16/11/2010 VALOR ECONÔMICO
Não deixa de ser curioso que os ministros da Fazenda, Guido Mantega, e do Planejamento, Paulo Bernardo, tenham sugerido à presidente eleita Dilma Rousseff controlar os gastos correntes para elevar os investimentos públicos necessários à sustentação do crescimento econômico. De 2006 a 2009, período em que os dois comandaram a área econômica do governo Lula, as despesas correntes primárias (não incluem o pagamento de juros das dívidas públicas e os investimentos) cresceram 1,28 ponto percentual do Produto Interno Bruto (PIB), de acordo com dados do Ministério da Fazenda. Ou seja, cresceram mais que o PIB. Em 2010, essa trajetória não foi alterada.
É animador, portanto, que os dois ministros tenham concluído ser indispensável reduzir o ritmo de crescimento dos gastos correntes primários para abrir espaço no Orçamento da União para os investimentos.
A bem da verdade, o ministro Paulo Bernardo chegou a defender a mesma fórmula no fim de 2005, junto com o ex-ministro da Fazenda Antonio Palocci, durante reunião com o presidente Lula e a então ministra chefe da Casa Civil, Dilma Rousseff. Na época, a proposta foi considerada "rudimentar" pela ex-ministra. Mas essa percepção de Dilma pode ter sido provocada por um problema de comunicação, pois o plano é bastante engenhoso e, se adotado, poderá efetivamente colocar as contas públicas brasileiras em um caminho sustentável.
A proposta de controle das despesas correntes primárias ficou associada ao nome do ex-ministro Palocci, que hoje é um dos principais assessores da presidente eleita, tendo coordenado sua campanha presidencial. A fórmula é bastante simples e parte do pressuposto de que a carga tributária brasileira, a mais elevada entre os países emergentes, chegou ao seu limite, pois a sociedade brasileira não aceita mais aumento de impostos.
Como todos sabem, o ajuste fiscal no Brasil tem sido feito, ao longo das duas últimas décadas, com uma elevação contínua da carga tributária. Em 1990, a carga tributária total (nos três níveis de governo) girava em torno de 24% do PIB e, este ano, a estimativa é que ela supere os 35% do PIB.

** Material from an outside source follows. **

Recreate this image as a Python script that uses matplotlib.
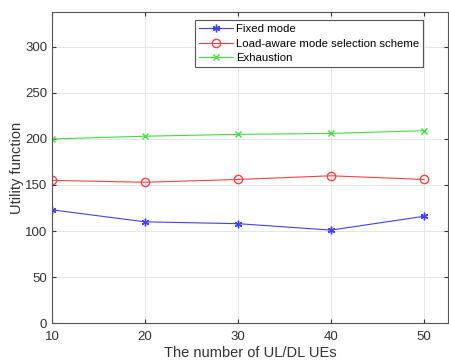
import matplotlib.pyplot as plt

plt.rcParams["font.family"] = ["Liberation Sans", "DejaVu Sans"]

# utility vs number of UL/DL UEs
ues = [10, 20, 30, 40, 50]
fixed_mode = [123, 110, 108, 101, 116]
load_aware = [155, 153, 156, 160, 156]
exhaustion = [200, 203, 205, 206, 209]

fig = plt.figure(figsize=(4.49, 3.61), dpi=100)
ax = fig.add_axes([0.116, 0.105, 0.882, 0.862])

ax.plot(ues, fixed_mode, color="#4040ff", marker=(6, 2, 0), markersize=5.5, linewidth=0.8,
        label="Fixed mode")
ax.plot(ues, load_aware, color="#ff4040", marker="o", markersize=6, linewidth=0.8,
        markerfacecolor="none", label="Load-aware mode selection scheme")
ax.plot(ues, exhaustion, color="#40e040", marker="x", markersize=4.5, linewidth=0.8,
        label="Exhaustion")

ax.set_xlim(10, 52.6)
ax.set_ylim(0, 338)
ax.set_xticks(ues)
ax.set_yticks([0, 50, 100, 150, 200, 250, 300])
ax.grid(True, color="#e6e6e6", linewidth=0.7)
ax.tick_params(direction="in", top=True, right=True, labelsize=9.5, colors="#333333",
               length=3)
ax.tick_params(axis="x", pad=6)
for s in ax.spines.values():
    s.set_color("#555555")
    s.set_linewidth(0.8)

ax.set_xlabel("The number of UL/DL UEs", fontsize=10.5, color="#333333", labelpad=2)
ax.set_ylabel("Utility function", fontsize=10.5, color="#333333", labelpad=1)

leg = ax.legend(loc="upper right", bbox_to_anchor=(0.936, 0.973), fontsize=8.2,
                fancybox=False, framealpha=1, edgecolor="#555555",
                borderpad=0.3, labelspacing=0.42, handlelength=3.0, handletextpad=0.3,
                borderaxespad=0)
leg.get_frame().set_linewidth(0.8)

fig.savefig("out.png", dpi=100)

Se a sociedade brasileira não aceita mais o caminho do aumento da carga, é indispensável que se estabeleçam controles para os gastos. A proposta Palocci prevê que as despesas correntes continuarão crescendo, mas em ritmo menor do que a economia. Se o PIB crescer 5,5% ao longo dos próximos anos, como estima o governo, os gastos correntes poderão subir 3% em termos reais, ou seja, acima da inflação. Com o passar do tempo, essas despesas cairão bastante como proporção do PIB, abrindo espaço para o aumento dos investimentos, de tal forma que a despesa total da União não cresça em comparação com o PIB.
Essa estratégia, se for colocada em prática pelo governo Dilma, representará uma inflexão histórica da política fiscal brasileira, pois as despesas correntes primárias crescem continuamente como proporção do PIB desde o início da década de 1990. Para executar a nova política, o governo terá que controlar as despesas com o pagamento do funcionalismo e com os benefícios previdenciários e assistenciais, que representam perto de 70% dos gastos primários orçamentários.
Junto com a estratégia de controle dos gastos correntes, o governo Dilma precisa preservar a meta de superávit primário de 3,3% e persegui-la integralmente, sem os descontos dos gastos do Programa de Aceleração do Crescimento (PAC) e sem as operações contábeis criativas que predominaram nos dois últimos anos do governo Lula.
O superávit primário de 3,3% é fundamental para manter a queda da dívida em relação ao PIB e, desta forma, permitir que o Banco Central (BC) reduza a taxa real de juro. No ambiente de guerra cambial que está desenhado no horizonte, marcado por ampla liquidez em dólar, o diferencial de taxa de juro no mercado brasileiro que atrai os capitais especulativos ainda é o calcanhar de Aquiles da política econômica do país. Implementar uma estratégia que permita reduzir a taxa de juro de forma sustentada, sem mágicas ou atitudes voluntaristas, deve ser uma prioridade para o governo brasileiro.